_THE TASK_. Reproduce each line that includes the word "diagram".

•••

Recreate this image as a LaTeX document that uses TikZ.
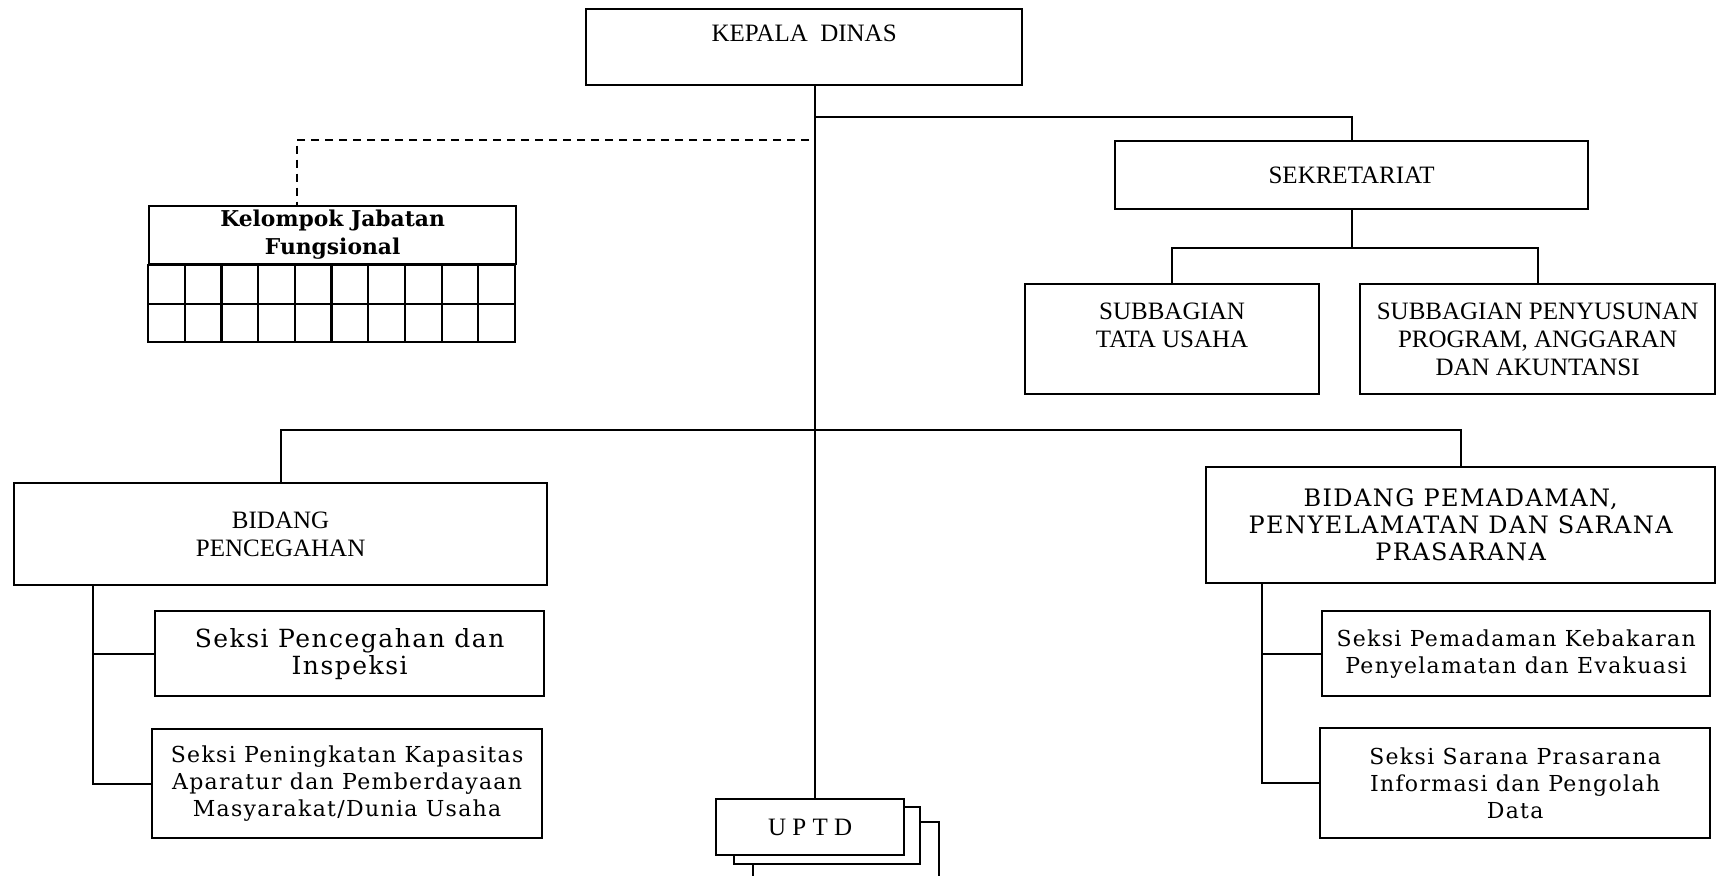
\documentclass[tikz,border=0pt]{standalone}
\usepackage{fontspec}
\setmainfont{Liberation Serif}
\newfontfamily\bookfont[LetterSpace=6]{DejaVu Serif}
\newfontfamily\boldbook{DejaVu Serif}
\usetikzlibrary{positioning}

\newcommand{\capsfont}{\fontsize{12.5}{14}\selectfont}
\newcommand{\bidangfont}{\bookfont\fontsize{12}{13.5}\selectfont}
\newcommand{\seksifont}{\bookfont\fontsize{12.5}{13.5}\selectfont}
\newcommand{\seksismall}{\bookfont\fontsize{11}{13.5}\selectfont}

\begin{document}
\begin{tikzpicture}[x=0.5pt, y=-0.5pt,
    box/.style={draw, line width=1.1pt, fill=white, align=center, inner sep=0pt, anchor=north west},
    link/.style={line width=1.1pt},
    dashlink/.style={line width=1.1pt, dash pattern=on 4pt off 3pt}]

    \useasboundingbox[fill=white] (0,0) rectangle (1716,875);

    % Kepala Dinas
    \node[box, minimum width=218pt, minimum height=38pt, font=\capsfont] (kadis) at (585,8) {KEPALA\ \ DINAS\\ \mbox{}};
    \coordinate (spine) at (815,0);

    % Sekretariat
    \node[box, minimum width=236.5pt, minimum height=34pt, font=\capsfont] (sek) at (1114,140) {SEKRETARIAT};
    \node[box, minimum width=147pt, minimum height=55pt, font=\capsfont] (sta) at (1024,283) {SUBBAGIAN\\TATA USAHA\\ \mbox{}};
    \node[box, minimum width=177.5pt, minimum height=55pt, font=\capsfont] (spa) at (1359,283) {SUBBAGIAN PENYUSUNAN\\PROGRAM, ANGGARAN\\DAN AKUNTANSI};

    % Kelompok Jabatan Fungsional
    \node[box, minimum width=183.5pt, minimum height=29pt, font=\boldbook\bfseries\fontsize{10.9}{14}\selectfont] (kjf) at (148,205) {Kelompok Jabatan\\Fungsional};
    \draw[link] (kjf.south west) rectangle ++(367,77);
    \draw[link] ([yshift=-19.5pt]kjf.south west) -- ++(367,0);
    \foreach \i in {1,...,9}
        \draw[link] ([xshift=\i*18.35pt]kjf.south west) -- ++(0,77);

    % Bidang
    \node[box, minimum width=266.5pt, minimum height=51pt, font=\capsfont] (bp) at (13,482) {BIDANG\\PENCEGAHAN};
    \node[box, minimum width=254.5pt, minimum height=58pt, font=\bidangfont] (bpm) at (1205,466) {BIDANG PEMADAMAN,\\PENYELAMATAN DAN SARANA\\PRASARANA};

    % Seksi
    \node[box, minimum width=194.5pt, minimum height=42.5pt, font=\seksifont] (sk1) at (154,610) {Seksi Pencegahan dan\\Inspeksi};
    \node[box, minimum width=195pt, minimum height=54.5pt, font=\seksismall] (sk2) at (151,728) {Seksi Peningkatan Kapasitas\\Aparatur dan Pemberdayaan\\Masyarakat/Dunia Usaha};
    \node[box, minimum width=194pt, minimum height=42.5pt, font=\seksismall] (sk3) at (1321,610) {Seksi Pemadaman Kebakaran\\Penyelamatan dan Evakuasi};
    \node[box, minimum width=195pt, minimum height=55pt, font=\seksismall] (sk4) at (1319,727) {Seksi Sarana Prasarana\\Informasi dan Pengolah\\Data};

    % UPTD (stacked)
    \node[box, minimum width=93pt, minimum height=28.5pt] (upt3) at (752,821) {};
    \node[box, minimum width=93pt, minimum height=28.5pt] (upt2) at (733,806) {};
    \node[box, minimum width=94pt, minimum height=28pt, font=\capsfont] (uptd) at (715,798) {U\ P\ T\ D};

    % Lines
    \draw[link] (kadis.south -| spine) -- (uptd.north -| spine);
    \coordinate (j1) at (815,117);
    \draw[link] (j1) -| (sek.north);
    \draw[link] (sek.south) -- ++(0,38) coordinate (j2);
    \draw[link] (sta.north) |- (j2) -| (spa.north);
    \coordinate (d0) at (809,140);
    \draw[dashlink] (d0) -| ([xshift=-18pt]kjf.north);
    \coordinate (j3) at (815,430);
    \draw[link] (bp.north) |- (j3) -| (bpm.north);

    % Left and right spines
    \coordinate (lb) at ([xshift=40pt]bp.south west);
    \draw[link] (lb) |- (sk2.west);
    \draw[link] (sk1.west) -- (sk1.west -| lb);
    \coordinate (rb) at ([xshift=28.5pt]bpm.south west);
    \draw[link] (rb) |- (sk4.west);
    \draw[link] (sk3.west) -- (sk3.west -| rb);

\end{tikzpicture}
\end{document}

•••

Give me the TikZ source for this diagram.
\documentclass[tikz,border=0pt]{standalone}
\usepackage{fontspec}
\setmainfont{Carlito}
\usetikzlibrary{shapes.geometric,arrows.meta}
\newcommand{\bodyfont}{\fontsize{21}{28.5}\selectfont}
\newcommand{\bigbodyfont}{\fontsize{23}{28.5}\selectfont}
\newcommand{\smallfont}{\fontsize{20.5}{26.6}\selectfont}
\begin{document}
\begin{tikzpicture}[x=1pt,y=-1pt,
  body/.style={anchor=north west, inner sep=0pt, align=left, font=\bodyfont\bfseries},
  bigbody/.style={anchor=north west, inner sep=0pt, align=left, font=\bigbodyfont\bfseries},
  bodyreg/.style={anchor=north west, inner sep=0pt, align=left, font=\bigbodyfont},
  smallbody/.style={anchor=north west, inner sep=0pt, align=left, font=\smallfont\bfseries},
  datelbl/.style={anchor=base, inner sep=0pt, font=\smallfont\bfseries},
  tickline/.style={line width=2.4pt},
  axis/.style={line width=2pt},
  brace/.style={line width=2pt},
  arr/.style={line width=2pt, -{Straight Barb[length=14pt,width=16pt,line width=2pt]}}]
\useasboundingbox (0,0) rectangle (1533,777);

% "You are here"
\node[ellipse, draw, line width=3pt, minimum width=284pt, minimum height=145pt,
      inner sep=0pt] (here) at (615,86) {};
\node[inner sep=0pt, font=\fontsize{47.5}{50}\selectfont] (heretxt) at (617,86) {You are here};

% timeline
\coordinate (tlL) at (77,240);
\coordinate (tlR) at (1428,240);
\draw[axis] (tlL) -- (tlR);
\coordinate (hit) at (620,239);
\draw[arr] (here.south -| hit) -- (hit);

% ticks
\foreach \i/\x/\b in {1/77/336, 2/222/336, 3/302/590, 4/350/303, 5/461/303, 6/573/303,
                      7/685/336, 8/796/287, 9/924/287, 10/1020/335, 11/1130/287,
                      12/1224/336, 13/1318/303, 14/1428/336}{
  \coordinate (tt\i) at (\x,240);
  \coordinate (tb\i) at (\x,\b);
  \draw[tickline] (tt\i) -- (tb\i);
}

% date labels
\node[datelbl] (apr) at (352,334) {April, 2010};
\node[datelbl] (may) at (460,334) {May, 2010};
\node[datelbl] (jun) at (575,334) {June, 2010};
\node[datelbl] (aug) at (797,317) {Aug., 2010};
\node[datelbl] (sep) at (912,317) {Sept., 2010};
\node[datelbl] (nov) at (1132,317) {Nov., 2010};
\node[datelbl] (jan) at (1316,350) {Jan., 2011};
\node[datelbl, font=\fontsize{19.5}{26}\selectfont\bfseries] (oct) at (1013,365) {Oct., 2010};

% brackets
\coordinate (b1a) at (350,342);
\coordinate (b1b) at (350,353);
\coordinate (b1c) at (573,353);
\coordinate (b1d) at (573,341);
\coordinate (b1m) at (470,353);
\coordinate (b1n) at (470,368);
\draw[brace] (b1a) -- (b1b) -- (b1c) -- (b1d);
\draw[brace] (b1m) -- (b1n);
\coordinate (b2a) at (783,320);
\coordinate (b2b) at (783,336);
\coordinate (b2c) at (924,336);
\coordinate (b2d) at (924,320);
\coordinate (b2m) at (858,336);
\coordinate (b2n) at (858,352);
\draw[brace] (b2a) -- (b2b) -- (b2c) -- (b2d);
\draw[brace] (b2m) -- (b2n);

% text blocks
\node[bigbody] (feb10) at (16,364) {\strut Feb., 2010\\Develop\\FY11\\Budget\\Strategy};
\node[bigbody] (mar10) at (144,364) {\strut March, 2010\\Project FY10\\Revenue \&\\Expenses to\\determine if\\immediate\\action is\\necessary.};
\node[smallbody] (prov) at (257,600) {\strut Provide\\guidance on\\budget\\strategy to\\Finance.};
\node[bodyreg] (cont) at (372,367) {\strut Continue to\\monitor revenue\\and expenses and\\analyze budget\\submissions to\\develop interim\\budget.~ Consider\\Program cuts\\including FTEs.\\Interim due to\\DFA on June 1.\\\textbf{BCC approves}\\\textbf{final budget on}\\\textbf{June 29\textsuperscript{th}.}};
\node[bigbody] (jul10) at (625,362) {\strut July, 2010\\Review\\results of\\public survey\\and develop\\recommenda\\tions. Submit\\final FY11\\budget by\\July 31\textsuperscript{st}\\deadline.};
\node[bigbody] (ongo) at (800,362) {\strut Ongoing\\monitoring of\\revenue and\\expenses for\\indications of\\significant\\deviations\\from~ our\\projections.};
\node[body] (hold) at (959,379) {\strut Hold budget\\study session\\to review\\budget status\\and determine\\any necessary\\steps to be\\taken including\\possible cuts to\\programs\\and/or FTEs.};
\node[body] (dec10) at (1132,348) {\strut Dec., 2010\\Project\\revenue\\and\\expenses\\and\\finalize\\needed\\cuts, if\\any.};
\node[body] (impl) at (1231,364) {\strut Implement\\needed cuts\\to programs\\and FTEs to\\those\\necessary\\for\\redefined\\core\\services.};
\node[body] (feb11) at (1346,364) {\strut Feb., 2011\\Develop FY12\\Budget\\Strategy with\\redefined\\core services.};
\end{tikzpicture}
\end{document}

•••

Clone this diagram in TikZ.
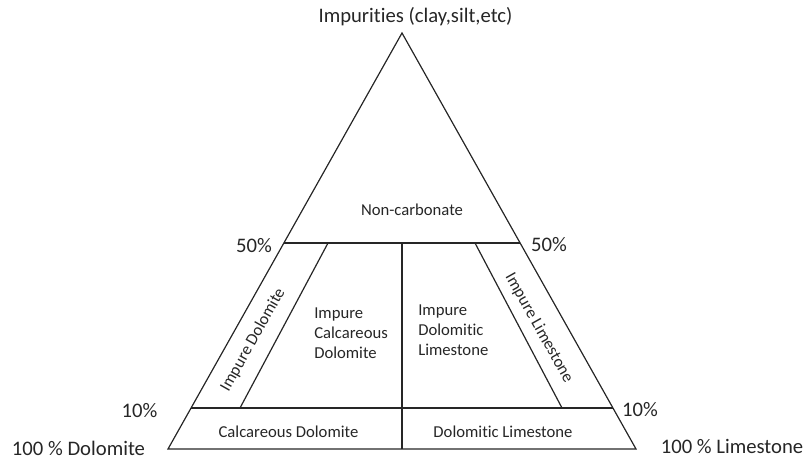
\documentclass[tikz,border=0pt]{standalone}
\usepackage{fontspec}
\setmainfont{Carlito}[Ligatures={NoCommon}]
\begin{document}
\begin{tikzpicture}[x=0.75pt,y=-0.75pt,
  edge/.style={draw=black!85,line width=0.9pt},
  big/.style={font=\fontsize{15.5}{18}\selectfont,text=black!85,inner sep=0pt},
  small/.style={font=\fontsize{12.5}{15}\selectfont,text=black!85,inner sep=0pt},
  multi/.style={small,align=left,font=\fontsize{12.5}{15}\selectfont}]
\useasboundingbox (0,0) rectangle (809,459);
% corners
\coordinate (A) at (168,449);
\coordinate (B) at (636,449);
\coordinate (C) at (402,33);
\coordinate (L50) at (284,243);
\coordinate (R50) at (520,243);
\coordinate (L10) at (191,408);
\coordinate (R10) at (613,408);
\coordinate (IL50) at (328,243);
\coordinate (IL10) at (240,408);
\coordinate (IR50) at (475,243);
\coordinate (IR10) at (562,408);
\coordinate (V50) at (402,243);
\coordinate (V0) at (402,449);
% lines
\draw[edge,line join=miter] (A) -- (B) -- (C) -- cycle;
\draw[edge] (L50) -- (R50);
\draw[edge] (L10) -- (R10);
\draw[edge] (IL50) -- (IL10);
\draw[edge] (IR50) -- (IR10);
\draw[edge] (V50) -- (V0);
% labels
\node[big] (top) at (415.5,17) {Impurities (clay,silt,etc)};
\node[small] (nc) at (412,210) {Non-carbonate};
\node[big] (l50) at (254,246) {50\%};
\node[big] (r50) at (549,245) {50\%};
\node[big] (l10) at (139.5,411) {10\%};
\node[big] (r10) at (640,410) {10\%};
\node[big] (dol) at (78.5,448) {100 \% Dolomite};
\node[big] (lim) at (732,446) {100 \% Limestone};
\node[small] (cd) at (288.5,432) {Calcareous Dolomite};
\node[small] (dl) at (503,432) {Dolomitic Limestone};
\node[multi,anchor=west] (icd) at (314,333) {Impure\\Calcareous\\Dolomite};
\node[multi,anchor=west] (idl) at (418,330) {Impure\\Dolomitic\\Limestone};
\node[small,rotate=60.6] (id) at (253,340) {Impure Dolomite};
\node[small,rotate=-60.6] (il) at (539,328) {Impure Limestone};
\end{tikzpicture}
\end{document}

•••

_ANSWER_.
Give me the TikZ source for this diagram.
Clone this diagram in TikZ.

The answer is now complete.